Flatiron, Birchbox Team for Tech Scholarships for Women
Women and engineering still aren’t synonymous, but coding school Flatiron and beauty-products subscription company Birchbox want to change that. At a time when some women are feeling bloodied and bruised after a contentions U.S. election, Flatiron and Birchbox aim to empower them to consider the field of engineering by offer tech scholarships for women.
The two will provide 25 women with 50 percent scholarships to Flatiron School, reducing its online program costs by half. Flatiron and Birchbox are spending $100,000 on the initiative called Women Take Tech. “There simply aren’t enough women in tech,” says Birchbox co-founder Katia Beauchamp. “It’s common that one looks out at the world to examples in order to set their sights on something and envision their own career. The lack of examples in the workforce affects the ability to conceive of yourself pursuing a career in technology.”
Consider this: according to the National Center for Women & Information Technology, just 25 percent of U.S. computer jobs in 2015 were held by women. What’s more, only 17 percent of chief information officers at Fortune 500 companies are women as of 2015. This comes despite a boom in computing-related jobs, with the NCWIT projecting there will be 1.1 million openings by 2024.
$100,000 in tech scholarships for women this month
Flatiron and Birchbox are committing to award more than $100,000 in tech scholarship for women in January alone. The two are also tapping the female teach leaders at Birchbox to host events that inspire women to pursue careers in engineering and technology.
“When you think about the opportunities to deliver a student body and help diversify the tech space, we think about awareness and access,” says Rebekah Rombom, vice president of business development at Flatiron School. “This partnership does both of these things. Birchbox customers are mostly women and might not be aware of the technology opportunity for them.”
Every penny helps, tech leaders say
Offering $100,000 in tech scholarships for women may not seem like it will make much of a difference. But according to Jessica Rannow, president of the Society of Women Engineers and project manager at AmerisourceBergen, it helps more than many realize. Free money to alleviate some of the costs of an engineering or technology degree is vital to get more women, particularly female minorities, in the tech workforce.
Currently participation of African American and Hispanic women in computer-related jobs is minuscule, representing 3 percent and 1 percent respectively, according to NCWIT. It doesn’t help that the annual average cost of tuition and fees is $9,650 at a public four-year school and $33,480 at a private four-year college. That doesn’t take into account the cost of textbooks, which amount to $1,200 on average, and time spent learning the coursework. Even coding schools such as Flatiron can be cost prohibitive to women. Rombom says Flatiron’s program takes six to eight months to complete and costs between $9,000 and $12,000.
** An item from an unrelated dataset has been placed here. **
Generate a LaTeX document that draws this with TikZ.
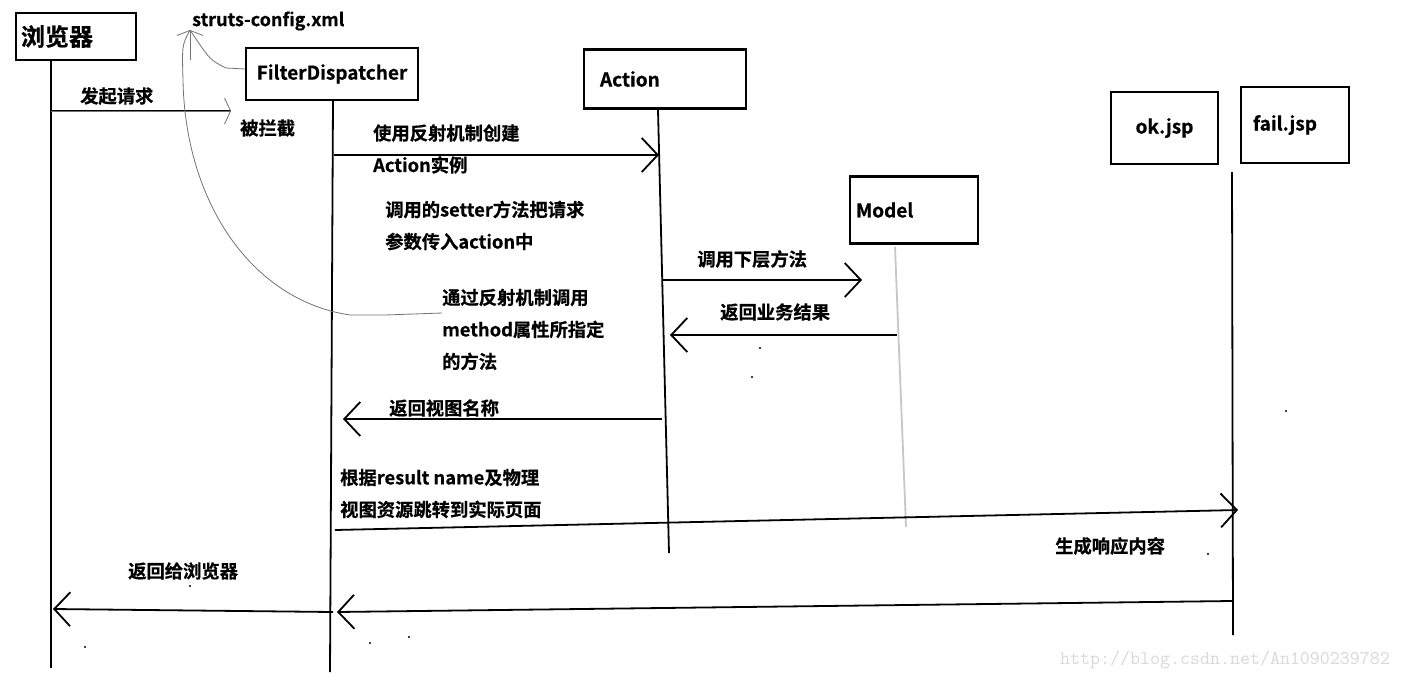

This isn’t the first time Flatiron has teamed with a women-focused company to build awareness about careers in engineering, computing and technology. It teamed with Kode with Klossy and Women Who Code on scholarships, holds tech events and symposiums on women’s issues in tech and has had hundreds of women take its boot camp on its New York City campus or online.
Organization offered $750,000 in scholarships last year
“Scholarships for women are extremely beneficial – relieving a bit of the burden when you’re worrying about the heavy engineering course load,” Rannow says. “I myself was awarded a variety of scholarships through SWE based on my student organization leadership, and it paid for half my college tuition. Scholarships also create an awareness – when women see that there’s money available for women engineers, they might consider engineering as an area to look into.”
According to Rannow, the SWE Scholarship Program, which provides financial assistance to women pursuing engineering and computing degrees, awarded around 230 new and renewed scholarships to the tune of $750,000 in 2016 alone. The awards range from $1,000 to $15,000, with many of them renewable.
She says tech scholarships for women are and will continue to be a necessity because of the lack of progress women are making in the sector. “We have certainly made strides as women in engineering – especially when you look at now compared to the 60s and 70s when women weren’t even allowed to enroll at some engineering colleges,” Rannow says. “However, right now about 20 percent of graduating engineering students are females, and that’s the same percentage as when I was in college 20 years ago.”